Question

Derive the relation $K_p=K_c(RT{)}^{\Delta n_g}$ for a general chemical equilibrium reaction.

Answer 1

Consider a general chemical equilibrium reaction in which the reactants and products are in gaseous phases.
$aA+bB+cC+.......\rightleftharpoons L+mM+nN+.....$
then $K_p=\frac{P_L^L\cdot P_M^M\cdot P_N^N....}{p_n^A\cdot P_B^b\cdot P_C^c....}$
Where p is a partial pressure of the respective gases.

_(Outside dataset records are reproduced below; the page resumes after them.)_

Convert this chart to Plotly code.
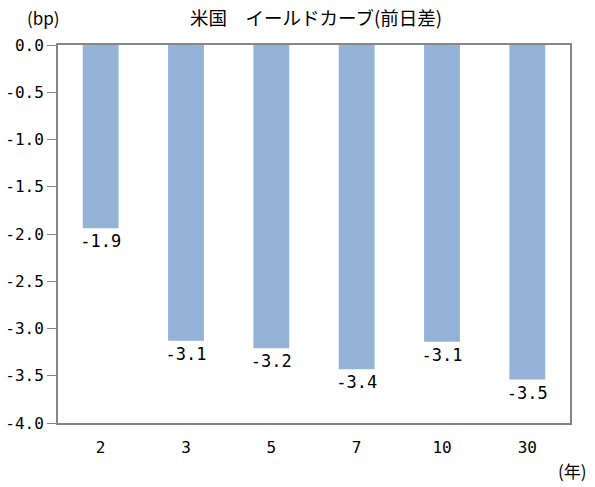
import plotly.graph_objects as go

categories = ["2", "3", "5", "7", "10", "30"]
values = [-1.94, -3.13, -3.21, -3.43, -3.14, -3.54]
labels = [f"{v:.1f}" for v in values]
y_ticks = [0.0, -0.5, -1.0, -1.5, -2.0, -2.5, -3.0, -3.5, -4.0]
y_ticklabels = [f"{t:.1f}" for t in y_ticks]

JP = "Noto Sans CJK JP"
NUM = "DejaVu Sans Mono, Noto Sans CJK JP"

fig = go.Figure()
fig.add_trace(go.Bar(
    x=categories, y=values, text=labels, textposition="outside",
    textfont=dict(family=NUM, size=17, color="black"),
    constraintext="none",
    marker=dict(color="#95B3D7", line=dict(width=0)),
    width=0.42, cliponaxis=False,
))

fig.update_layout(
    width=595, height=487,
    margin=dict(l=58, r=25, t=45, b=64),
    paper_bgcolor="white", plot_bgcolor="white",
    showlegend=False,
    font=dict(family=JP, size=16, color="black"),
    annotations=[
        dict(text="米国　イールドカーブ(前日差)", xref="paper", yref="paper",
             x=0.5, y=1.0, xshift=2, yshift=28, showarrow=False,
             font=dict(family=JP, size=18.5), xanchor="center", yanchor="middle"),
        dict(text="(bp)", xref="paper", yref="paper", x=0, y=1.0, xshift=-15, yshift=28,
             showarrow=False, font=dict(family=JP, size=17), xanchor="center", yanchor="middle"),
        dict(text="(年)", xref="paper", yref="paper", x=1.0, y=0, xshift=19, yshift=-47,
             showarrow=False, font=dict(family=JP, size=17), xanchor="right", yanchor="middle"),
    ],
)
fig.update_xaxes(
    type="category", showline=True, linecolor="#868686", linewidth=2, mirror=True,
    ticks="", showgrid=False, tickfont=dict(family=NUM, size=16), ticklabelstandoff=9,
    automargin=False,
)
fig.update_yaxes(
    range=[-4.0, 0.0], tickvals=y_ticks, ticktext=y_ticklabels,
    showline=True, linecolor="#868686", linewidth=2, mirror=True,
    ticks="outside", ticklen=9, tickcolor="#868686", showgrid=False, zeroline=False,
    tickfont=dict(family=NUM, size=16), automargin=False,
)

fig.write_html("out.html")
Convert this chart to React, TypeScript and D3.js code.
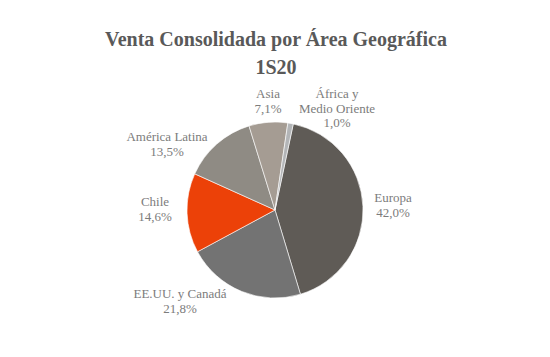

In terms of normal concentrations of reactants and products.
$K_c=\frac{\left[L{]}^l\right[M{]}^m[N{]}^n....}{\left[A{]}^a\right[B{]}^b[C{]}^c....}$
For any gaseous component 'i' in a maxture, its partial pressure, ${}^{\prime }{p}_i^{\prime }$ is related to its molar concentration 'ci' as
$C_1=\frac{Pi}{RT}since{p}_i=\left(\frac{n_i}{V}\right)RT$
When $\left(\frac{n_i}{V}\right)=C_i=$ number of moles of 'i' per litre and
V= volume in litres.
Substituting concentration terms by partial pressures,
$K_c=\frac{\left(P_L/RT{)}^l\right(P_M/RT{)}^m(P_n/RT{)}^n....}{\left(P_A/RT{)}^a\right(P_b/RT{)}^b(P_C/RT{)}^c....}$
$=\frac{P_L^l\cdot P_M^m\cdot P_N^n}{P_A^a\cdot P_B^b\cdot P_c^c}{\left(\frac{1}{RT}\right)}^{(l+m+n....)-(a+b+c+...)}$
$=\frac{K_p}{(RT{)}^{\Delta n,}}$ and
$\therefore K_p=K_c(RT{)}^{\Delta n_g}$
Where $\Delta n_g=$ Total number of stoichiometric moles of gaseous products - Total number of stoichimetric moles of gaseous reactants.